A aurora sempre irrompe no momento mais escuro da noite. Do torpor em que se encontrava a cultura do século XIX, novas figuras surgiram e, como arautos, magicamente produziram uma nova-velha luz solar. Wagner, Nietzsche, Kierkegaard e inúmeras figuras de menor importância, cada qual à sua maneira, expressaram elementos da tradição Pansófica. Como um trovador cátaro emergindo da pira da Inquisição, Richard Wagner cantou as glórias do Graal exibiu os Deuses despertos do passado pagão. Nietzche, o neopagão passional, expressou um verdadeiro desprezo gnóstico pelas estruturas pusilânimes daquilo que ele via como um cristianismo degenerado e alienado, enquanto Kierkegaard,o melancólico dinamarquês, evocou a angústia existencial e a alienação, repetindo a proeza dos primeiros gnósticos. Todas essas tentativas, porém, não conseguiram chegar ao passo decisivo, dado há muito tempo por Valentino, Basílides, Marcião e outros gnósticos, que não conseguiram nem um salto de fé nem um mergulho no desespero, mas o ingresso nas regiões eônicas da psique humana. Ali, os deuses arquetípicos aguardam o ego neófito a ser iniciado nos mistérios. A psicologia profunda tornou-se, dessa forma, a conclusão lógica de um longo processo que trouxe a tradição pansófica das costas ensolaradas do Mediterrâneo à Europa e à América, assim como da antiguidade clássica, passando pela Idade Média e séculos subseqüentes, aos tempos paradoxais das duas Guerras Mundiais, do nazismo, do fascismo e do marxismo, além dos demais surpreendentes elementos que compõem o século XX.

Religião, ciência, filosofia, arte e literatura representavam abordagens apenas parciais do grande mistério da alma; cada qual, como a faceta de uma gema lapidada, era fragmentária em seu próprio isolamento. Somente duas forças, surgidas no final do século XIX e início do XX, direcionaram-se para o fogo central do diamante multifacetado da alma e tentaram, a seu modo, entender a dinâmica do brilho de sua luz.
Essas duas forças foram o ocultismo moderno, introduzido pela Teosofia de Madame Blavatsky, e a moderna psicologia profunda, iniciada por Freud e levada a novas dimensões criativas por Jung. A primeira seguiu o antigo padrão da tradição espiritual alternativa, buscando uma abordagem particular ou quase religiosa.

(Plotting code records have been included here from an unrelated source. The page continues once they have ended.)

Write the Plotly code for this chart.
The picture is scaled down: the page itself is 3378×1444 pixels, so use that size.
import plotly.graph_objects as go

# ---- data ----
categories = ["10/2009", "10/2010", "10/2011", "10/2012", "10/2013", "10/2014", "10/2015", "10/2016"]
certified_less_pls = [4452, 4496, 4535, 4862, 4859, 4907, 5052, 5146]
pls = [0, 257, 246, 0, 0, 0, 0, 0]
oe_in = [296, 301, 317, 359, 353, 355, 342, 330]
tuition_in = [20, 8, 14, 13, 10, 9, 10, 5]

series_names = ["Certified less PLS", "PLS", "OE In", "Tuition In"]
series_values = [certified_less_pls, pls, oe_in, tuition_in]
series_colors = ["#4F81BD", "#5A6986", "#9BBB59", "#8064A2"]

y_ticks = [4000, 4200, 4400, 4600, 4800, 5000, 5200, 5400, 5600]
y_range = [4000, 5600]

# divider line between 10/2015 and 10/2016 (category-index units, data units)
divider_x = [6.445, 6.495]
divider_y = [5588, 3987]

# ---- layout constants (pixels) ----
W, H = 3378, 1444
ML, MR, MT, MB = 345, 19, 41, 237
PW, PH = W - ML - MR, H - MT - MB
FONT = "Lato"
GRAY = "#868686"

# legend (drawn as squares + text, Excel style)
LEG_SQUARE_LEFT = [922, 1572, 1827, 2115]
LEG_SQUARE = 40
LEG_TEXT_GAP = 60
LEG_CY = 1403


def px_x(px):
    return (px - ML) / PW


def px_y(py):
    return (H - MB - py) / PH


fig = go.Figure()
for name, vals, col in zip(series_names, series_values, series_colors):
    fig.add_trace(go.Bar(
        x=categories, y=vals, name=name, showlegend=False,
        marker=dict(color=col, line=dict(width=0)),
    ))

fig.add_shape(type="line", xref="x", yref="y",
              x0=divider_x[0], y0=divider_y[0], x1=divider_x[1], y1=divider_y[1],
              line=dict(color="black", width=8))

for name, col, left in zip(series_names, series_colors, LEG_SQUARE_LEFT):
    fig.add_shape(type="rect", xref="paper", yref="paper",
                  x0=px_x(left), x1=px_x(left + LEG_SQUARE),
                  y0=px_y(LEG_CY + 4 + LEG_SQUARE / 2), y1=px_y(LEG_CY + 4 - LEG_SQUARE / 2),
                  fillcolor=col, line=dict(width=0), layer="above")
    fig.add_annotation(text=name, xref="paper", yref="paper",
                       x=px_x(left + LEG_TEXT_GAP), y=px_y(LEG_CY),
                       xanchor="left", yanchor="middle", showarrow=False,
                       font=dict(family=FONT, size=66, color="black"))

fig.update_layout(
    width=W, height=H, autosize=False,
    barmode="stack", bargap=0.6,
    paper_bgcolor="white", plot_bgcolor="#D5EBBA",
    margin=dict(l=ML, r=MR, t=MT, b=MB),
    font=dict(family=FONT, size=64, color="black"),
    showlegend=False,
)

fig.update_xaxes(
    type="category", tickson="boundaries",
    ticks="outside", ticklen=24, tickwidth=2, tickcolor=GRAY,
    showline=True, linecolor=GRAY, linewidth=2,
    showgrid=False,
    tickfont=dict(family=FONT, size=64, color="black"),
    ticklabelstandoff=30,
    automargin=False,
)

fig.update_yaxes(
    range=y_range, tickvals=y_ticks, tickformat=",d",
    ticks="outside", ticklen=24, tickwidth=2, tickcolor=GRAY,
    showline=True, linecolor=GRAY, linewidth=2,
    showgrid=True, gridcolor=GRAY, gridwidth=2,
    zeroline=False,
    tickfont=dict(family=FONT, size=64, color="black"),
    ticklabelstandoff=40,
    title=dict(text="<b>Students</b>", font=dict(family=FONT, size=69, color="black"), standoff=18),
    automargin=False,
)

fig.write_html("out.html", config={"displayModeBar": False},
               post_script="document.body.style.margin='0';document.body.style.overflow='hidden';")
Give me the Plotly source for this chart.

A segunda aspirava a tornar-se uma ciência, embora se revelasse mais uma disciplina semicientífica, meio arte e meio ciência. Só o tempo dirá se essa moderna disciplina da alma conseguirá corresponder às suas elevadas expectativas e cumprir sua promessa pendente. Na pessoa e no trabalho de C.G. Jung, a moderna psicologia profunda chegou muito perto de revelar o grande segredo; ela esteve próxima de aperfeiçoar o trabalho gnóstico-alquímico.

Será a magnum opus conduzida a novo estágio, rumo à realização? Quem serão os alquimistas, os gnósticos do futuro?